**REQUIRED TASK**. From the listing below, pull out every line where the string "this" appears.

**DATA SHOWN**.
(begin)
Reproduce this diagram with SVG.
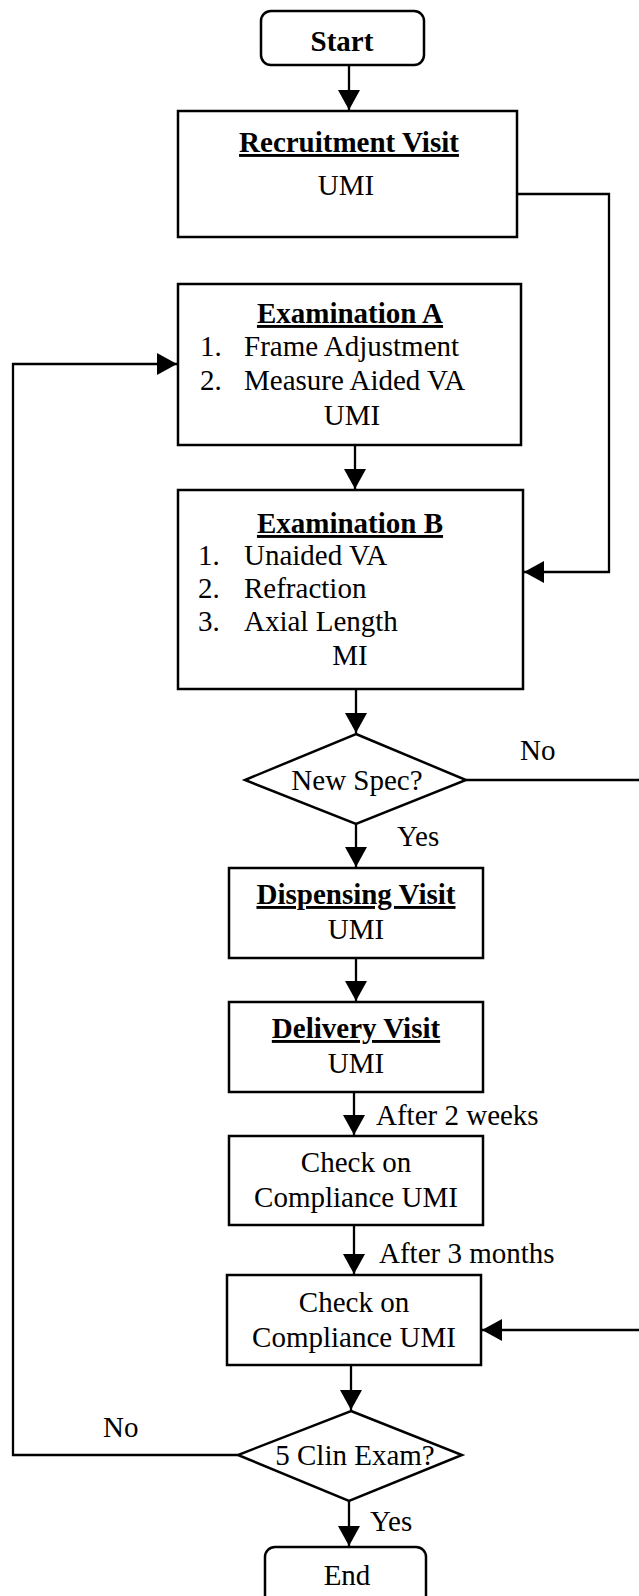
(end)
(begin)
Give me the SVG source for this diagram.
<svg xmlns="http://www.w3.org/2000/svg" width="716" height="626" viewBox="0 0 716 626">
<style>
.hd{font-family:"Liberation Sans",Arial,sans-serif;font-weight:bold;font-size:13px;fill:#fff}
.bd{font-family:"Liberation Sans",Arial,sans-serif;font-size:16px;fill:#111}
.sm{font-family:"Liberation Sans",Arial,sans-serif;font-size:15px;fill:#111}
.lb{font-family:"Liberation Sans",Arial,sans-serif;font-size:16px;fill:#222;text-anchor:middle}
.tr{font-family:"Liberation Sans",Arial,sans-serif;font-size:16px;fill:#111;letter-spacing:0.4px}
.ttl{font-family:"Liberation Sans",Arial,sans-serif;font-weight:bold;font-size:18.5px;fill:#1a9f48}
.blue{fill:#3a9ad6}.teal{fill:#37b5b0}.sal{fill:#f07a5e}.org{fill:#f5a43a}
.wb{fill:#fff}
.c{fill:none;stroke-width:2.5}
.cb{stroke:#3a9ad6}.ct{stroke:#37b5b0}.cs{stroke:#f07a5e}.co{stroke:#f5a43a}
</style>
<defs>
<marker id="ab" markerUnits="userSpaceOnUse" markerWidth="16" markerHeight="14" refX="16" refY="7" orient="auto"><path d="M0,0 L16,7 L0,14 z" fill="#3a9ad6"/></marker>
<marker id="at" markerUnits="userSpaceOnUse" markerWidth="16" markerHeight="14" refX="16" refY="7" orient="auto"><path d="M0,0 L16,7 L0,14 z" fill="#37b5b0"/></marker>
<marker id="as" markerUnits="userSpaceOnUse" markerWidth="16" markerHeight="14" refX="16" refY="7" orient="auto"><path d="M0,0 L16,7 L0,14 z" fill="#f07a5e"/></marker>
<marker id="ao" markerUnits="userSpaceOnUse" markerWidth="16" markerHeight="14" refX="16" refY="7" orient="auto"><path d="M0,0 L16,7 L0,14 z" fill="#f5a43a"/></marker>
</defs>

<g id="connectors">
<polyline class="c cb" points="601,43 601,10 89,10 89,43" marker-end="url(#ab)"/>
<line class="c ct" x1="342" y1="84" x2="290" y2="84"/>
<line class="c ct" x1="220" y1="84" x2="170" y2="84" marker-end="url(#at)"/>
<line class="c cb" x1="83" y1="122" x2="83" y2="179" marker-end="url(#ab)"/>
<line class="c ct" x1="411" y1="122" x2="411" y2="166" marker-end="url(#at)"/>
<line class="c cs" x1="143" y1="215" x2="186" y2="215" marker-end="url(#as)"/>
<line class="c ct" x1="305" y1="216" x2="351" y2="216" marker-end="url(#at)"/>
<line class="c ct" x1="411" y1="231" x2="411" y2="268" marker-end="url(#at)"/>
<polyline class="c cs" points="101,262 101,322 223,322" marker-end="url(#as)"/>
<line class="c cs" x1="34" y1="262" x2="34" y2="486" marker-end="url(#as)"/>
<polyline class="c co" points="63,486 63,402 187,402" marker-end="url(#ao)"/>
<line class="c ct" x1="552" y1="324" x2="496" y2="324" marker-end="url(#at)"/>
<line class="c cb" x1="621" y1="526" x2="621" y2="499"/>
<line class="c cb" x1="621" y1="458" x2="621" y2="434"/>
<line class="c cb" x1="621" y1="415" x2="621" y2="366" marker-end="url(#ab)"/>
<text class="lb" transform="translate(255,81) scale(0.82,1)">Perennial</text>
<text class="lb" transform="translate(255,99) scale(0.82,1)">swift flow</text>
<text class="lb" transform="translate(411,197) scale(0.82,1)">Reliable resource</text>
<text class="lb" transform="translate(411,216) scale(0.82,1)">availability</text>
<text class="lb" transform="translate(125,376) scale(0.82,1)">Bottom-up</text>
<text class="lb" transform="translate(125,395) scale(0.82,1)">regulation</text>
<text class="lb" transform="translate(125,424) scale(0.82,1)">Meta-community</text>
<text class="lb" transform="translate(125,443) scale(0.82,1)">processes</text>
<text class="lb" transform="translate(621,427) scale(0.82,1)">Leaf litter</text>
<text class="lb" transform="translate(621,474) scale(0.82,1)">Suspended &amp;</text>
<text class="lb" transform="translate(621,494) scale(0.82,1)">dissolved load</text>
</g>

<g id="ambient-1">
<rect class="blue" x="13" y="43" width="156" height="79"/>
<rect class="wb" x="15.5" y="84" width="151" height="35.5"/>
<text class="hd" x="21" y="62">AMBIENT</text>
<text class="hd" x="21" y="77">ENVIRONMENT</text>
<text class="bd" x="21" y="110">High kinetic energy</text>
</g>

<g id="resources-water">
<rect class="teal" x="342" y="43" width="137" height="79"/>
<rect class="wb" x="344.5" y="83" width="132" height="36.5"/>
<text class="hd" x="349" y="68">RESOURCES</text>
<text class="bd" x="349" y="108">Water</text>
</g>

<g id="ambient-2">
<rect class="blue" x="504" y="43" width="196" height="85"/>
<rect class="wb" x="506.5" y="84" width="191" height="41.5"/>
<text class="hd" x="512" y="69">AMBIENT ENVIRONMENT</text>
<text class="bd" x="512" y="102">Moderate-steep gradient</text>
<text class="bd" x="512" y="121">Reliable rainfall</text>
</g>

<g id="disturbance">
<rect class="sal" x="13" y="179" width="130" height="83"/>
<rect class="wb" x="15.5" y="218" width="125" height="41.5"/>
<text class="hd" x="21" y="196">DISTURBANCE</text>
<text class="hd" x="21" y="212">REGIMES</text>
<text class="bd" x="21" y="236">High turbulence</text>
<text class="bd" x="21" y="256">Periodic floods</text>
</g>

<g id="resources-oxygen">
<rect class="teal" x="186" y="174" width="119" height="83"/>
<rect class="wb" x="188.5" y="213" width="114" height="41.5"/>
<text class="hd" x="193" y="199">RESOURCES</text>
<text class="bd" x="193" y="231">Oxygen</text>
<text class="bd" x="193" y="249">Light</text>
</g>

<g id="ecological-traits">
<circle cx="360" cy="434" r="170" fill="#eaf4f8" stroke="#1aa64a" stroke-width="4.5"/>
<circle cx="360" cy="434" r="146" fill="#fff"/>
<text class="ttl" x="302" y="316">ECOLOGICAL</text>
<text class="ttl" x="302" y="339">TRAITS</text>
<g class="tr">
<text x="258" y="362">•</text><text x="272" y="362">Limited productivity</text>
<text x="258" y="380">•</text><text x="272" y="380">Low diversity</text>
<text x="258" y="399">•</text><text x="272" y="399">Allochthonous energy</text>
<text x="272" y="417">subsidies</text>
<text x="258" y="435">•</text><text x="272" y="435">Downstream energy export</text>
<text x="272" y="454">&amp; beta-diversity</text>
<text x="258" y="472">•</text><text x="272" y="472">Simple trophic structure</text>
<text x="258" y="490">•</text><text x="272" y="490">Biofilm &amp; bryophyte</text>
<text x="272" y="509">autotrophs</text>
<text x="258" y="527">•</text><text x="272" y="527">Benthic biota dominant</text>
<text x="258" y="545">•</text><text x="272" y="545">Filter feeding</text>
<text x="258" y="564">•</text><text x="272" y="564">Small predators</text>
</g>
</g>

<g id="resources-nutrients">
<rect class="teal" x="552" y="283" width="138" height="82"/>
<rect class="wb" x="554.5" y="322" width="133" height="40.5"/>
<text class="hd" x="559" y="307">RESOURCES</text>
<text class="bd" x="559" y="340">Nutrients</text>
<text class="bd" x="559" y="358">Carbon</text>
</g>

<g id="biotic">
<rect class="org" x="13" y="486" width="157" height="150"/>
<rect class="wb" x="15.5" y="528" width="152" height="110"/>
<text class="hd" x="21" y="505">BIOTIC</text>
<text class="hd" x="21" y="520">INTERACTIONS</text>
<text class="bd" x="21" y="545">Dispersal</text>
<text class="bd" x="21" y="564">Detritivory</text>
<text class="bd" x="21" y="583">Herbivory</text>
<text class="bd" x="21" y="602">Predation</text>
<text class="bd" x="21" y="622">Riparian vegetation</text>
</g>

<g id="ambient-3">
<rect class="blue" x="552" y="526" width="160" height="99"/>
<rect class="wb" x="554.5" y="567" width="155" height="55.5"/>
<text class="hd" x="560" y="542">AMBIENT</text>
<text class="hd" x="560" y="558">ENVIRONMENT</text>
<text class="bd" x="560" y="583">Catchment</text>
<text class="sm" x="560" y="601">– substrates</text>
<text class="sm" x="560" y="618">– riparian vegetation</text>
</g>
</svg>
(end)
**TASK SOLUTION**.
Reproduce this diagram with SVG.
Give me the SVG source for this diagram.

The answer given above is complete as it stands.